─── EXTRACTED INFORMATION ───

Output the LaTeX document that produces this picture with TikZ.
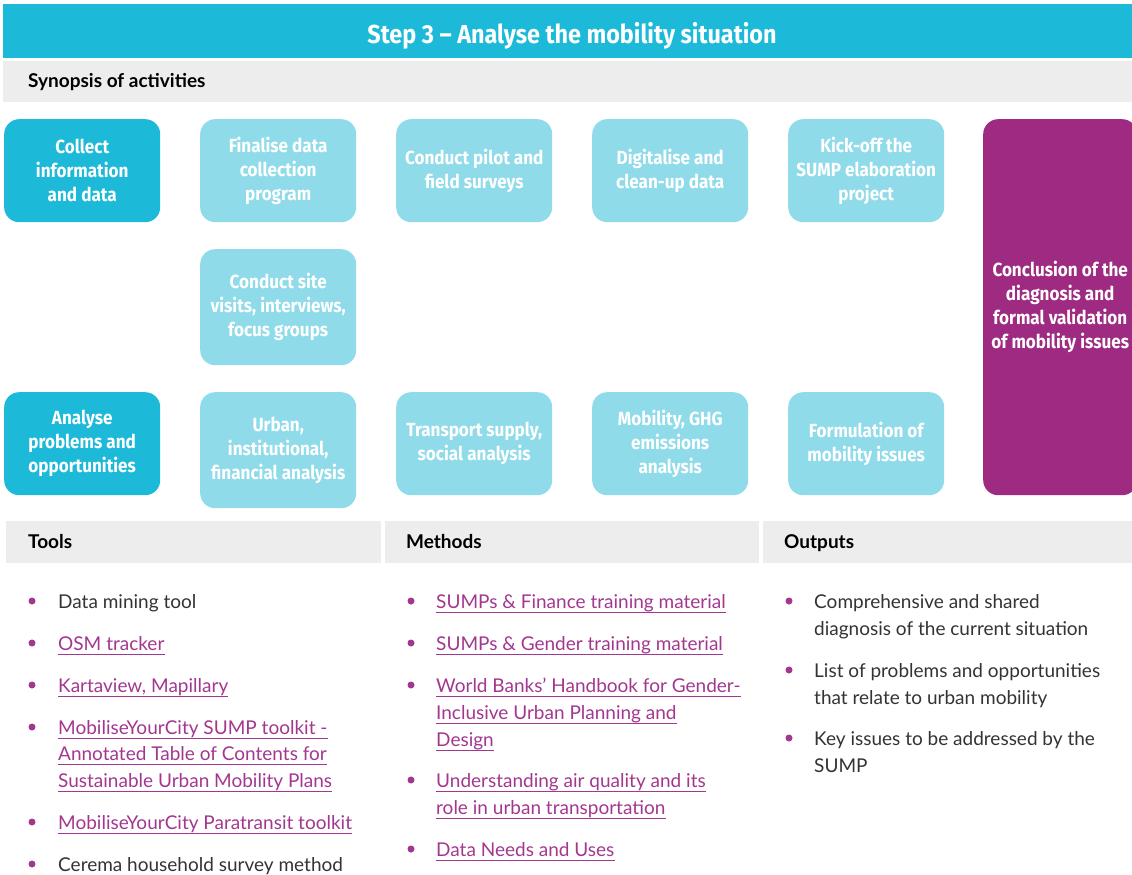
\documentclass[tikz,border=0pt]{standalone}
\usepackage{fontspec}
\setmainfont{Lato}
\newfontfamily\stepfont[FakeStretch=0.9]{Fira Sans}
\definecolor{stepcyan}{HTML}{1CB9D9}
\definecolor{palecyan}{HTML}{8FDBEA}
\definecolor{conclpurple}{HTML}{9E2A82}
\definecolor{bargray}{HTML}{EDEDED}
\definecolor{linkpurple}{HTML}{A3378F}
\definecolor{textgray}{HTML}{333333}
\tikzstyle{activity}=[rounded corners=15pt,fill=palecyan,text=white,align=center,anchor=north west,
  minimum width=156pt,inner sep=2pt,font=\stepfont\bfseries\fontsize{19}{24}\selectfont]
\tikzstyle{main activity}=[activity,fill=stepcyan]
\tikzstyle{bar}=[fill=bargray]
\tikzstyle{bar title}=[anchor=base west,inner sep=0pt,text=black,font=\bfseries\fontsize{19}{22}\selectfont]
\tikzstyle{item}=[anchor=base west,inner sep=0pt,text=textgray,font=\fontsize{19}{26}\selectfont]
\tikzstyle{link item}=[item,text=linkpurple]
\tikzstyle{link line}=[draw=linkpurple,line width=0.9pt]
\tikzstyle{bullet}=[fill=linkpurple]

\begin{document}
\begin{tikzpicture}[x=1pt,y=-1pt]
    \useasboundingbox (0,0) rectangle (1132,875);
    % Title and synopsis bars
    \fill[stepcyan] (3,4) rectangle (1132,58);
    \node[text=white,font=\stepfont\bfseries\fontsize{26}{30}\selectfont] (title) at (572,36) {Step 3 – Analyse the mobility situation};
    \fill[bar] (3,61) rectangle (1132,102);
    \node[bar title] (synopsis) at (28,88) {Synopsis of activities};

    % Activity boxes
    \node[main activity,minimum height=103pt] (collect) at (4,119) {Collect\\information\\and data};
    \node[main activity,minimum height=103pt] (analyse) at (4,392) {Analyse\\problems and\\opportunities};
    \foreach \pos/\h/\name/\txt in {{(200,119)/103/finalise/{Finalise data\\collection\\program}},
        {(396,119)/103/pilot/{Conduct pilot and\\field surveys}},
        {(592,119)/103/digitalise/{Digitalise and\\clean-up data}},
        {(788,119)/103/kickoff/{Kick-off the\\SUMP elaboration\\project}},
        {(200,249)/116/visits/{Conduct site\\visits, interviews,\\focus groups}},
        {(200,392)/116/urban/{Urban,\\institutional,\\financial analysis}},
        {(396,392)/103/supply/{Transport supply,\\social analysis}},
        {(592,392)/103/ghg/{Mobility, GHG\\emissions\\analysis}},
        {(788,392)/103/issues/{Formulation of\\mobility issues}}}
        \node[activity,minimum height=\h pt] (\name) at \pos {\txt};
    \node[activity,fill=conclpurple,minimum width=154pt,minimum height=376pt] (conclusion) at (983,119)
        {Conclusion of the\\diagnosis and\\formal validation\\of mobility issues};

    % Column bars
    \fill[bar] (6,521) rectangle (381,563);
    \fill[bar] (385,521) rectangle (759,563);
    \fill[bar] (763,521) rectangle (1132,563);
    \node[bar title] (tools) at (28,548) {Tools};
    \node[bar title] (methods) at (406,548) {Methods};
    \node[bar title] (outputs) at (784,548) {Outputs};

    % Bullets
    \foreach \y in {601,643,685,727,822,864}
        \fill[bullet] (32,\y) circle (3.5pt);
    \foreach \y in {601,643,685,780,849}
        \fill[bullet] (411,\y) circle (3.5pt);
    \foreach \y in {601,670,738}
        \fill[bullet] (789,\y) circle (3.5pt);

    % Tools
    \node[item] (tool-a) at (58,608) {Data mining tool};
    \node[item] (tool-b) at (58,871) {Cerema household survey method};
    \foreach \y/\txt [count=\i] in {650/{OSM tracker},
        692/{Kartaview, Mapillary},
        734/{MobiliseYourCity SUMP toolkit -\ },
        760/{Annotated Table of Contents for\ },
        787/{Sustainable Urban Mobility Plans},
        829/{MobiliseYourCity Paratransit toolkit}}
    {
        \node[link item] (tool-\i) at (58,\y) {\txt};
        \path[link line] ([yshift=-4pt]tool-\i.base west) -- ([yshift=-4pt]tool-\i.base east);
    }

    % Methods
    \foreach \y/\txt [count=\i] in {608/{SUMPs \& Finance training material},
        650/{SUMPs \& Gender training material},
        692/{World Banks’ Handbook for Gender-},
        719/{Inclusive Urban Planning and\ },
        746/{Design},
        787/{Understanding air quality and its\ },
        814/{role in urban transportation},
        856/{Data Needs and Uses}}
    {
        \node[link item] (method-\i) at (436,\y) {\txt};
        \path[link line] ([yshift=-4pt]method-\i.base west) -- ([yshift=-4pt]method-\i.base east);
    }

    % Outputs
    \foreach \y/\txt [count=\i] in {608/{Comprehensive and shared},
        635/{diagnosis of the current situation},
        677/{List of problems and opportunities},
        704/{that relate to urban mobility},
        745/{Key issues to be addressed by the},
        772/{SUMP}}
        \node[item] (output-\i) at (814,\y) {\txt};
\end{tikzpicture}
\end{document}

───
─── EXTRACTED INFORMATION ───

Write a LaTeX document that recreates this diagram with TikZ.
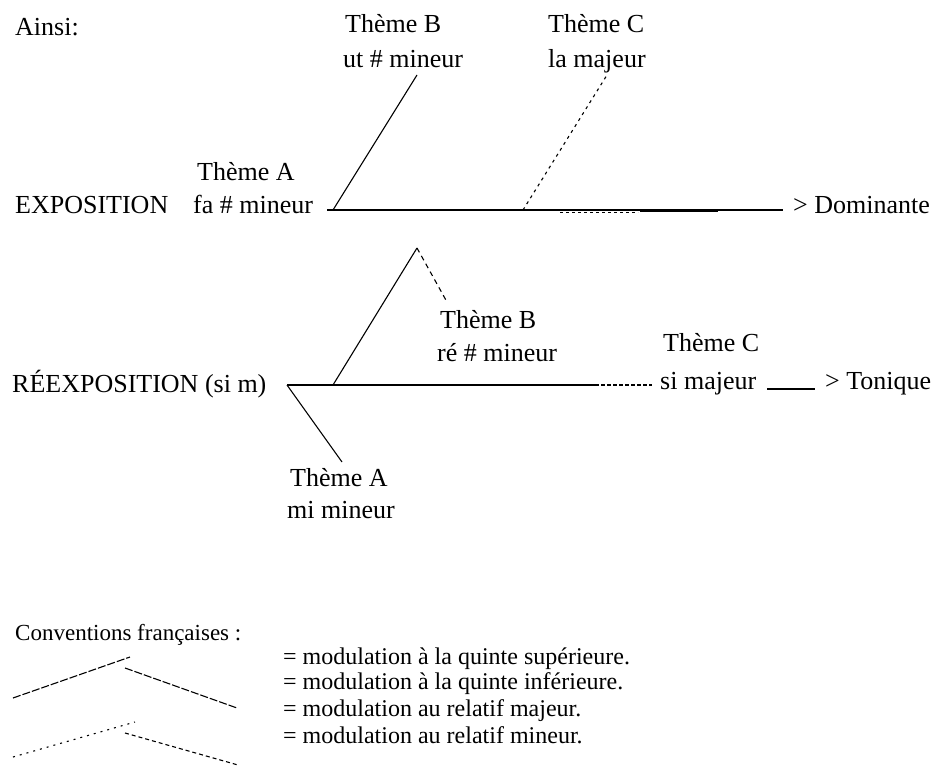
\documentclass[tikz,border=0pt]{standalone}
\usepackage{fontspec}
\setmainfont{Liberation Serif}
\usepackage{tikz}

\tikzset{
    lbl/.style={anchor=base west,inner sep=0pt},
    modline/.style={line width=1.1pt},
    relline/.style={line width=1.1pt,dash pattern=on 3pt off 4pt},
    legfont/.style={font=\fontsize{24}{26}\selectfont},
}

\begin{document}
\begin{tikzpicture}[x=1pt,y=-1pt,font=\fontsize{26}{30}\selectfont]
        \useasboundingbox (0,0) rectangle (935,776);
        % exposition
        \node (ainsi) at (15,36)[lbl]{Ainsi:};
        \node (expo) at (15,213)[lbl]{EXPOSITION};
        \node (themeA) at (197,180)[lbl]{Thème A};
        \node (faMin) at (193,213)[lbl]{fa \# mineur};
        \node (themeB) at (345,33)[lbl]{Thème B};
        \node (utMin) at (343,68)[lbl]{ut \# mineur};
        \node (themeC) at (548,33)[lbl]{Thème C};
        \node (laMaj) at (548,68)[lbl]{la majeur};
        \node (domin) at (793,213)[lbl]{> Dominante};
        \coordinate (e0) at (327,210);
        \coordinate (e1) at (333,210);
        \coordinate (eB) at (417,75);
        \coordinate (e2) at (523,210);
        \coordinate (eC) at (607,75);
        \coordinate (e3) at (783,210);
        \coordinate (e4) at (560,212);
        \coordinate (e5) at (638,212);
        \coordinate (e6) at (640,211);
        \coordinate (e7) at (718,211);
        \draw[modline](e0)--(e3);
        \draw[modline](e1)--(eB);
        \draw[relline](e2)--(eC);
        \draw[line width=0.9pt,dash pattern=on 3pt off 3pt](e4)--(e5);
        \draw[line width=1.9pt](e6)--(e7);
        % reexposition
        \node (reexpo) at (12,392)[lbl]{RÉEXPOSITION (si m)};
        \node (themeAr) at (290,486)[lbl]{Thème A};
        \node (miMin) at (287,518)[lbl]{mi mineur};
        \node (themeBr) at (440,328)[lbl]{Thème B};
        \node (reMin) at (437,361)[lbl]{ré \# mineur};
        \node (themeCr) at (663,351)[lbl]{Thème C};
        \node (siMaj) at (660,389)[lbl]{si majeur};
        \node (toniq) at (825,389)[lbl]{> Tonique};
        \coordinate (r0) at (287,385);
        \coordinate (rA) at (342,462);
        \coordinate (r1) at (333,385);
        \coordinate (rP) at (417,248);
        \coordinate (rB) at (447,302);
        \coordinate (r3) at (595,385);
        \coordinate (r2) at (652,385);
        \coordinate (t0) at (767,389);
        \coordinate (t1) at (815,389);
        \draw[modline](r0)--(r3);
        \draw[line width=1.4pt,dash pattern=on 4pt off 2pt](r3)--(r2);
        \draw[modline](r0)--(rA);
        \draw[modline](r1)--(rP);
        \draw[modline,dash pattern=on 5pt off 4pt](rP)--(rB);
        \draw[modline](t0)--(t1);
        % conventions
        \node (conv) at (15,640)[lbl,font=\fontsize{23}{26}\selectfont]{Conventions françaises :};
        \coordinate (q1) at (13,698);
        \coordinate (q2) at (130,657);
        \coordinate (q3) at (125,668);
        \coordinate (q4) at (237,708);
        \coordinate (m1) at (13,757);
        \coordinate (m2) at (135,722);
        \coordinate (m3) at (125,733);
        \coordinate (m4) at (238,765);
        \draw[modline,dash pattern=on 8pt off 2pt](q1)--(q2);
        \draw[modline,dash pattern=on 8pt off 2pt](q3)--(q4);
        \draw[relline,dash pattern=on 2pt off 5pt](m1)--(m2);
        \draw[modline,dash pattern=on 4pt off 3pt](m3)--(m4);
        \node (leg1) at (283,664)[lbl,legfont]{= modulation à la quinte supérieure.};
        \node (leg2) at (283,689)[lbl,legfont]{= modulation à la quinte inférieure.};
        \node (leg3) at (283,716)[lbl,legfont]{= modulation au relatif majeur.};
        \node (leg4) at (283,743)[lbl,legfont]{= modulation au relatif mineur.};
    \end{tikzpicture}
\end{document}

───

■ **WORK REQUIRED**:
Figure out how many lines of the data above include "that", then give the number and nothing more.

■ **ANSWER IN FULL**:
3